Artist's concept via NASA


Now that 2014 RC has introduced itself, astronomers will be able to track an orbit – gravitational pull is unavoidable, 2014 RC will be back. Twenty meters might not sound like much – don’t be so sure. At the right angle and speed, a space rock this size could make for a very bad day.

Where Did You Come From 2014 AA?

It’s no secret I check space weather every day; solar wind, chance of flares, active sun spots, list of PHA (potentially harmful asteroid) in the next few months. My eyes settled on 2014 AA, Jan.2, 2014, .001 LD  (1 LD = the distance from earth to the moon), 3 meters. Holy crap – this wasn’t here yesterday. Where did you come from 2014 AA? It seems I needn’t have bothered trying to calculate what .001 of 384,000 Kms. was, 2014 AA entered our atmosphere around midnight EST. Believed to have burned up over the Atlantic, somewhere off the east coast of Africa.

This rogue little space rock hadn’t even been discovered until New Years Day, 24 hours later it slams into our atmosphere. Another nugget of information presented itself – this is only the second time astronomers spotted an asteroid before it hit our atmosphere. The first time in 2008 when 2008 TC3 burned up over the Sudan, and coincidentally TC 3 wasn’t discovered until the day before impact.

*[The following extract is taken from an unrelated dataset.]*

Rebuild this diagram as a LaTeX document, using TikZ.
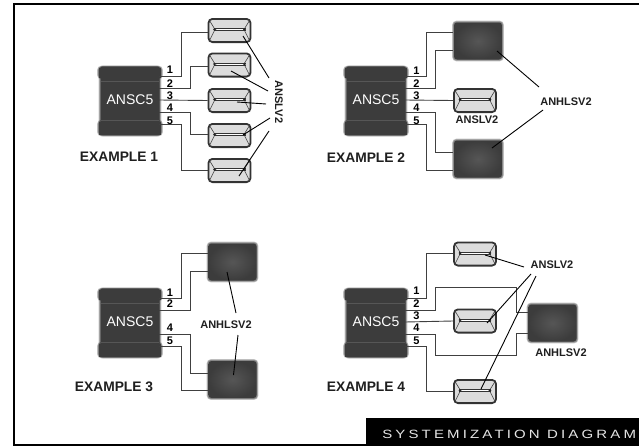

There isn’t a lot any of us can do about falling space junk; I’m not pacing the floor, fretting about a doomsday asteroid. There isn’t much we could do about a sudden, unexpected projectile hurtling towards our planet. That said, I was truly shocked to learn only two asteroids have ever been detected before hitting our atmosphere. Currently spaceweather lists 1488 PHA’s ranging from a few meters to Km’s in width. Gravity and its pull, orbits, and trajectories are fickle, I’d be a much happier ponderer if we put a little more effort into more than 24 hours notice.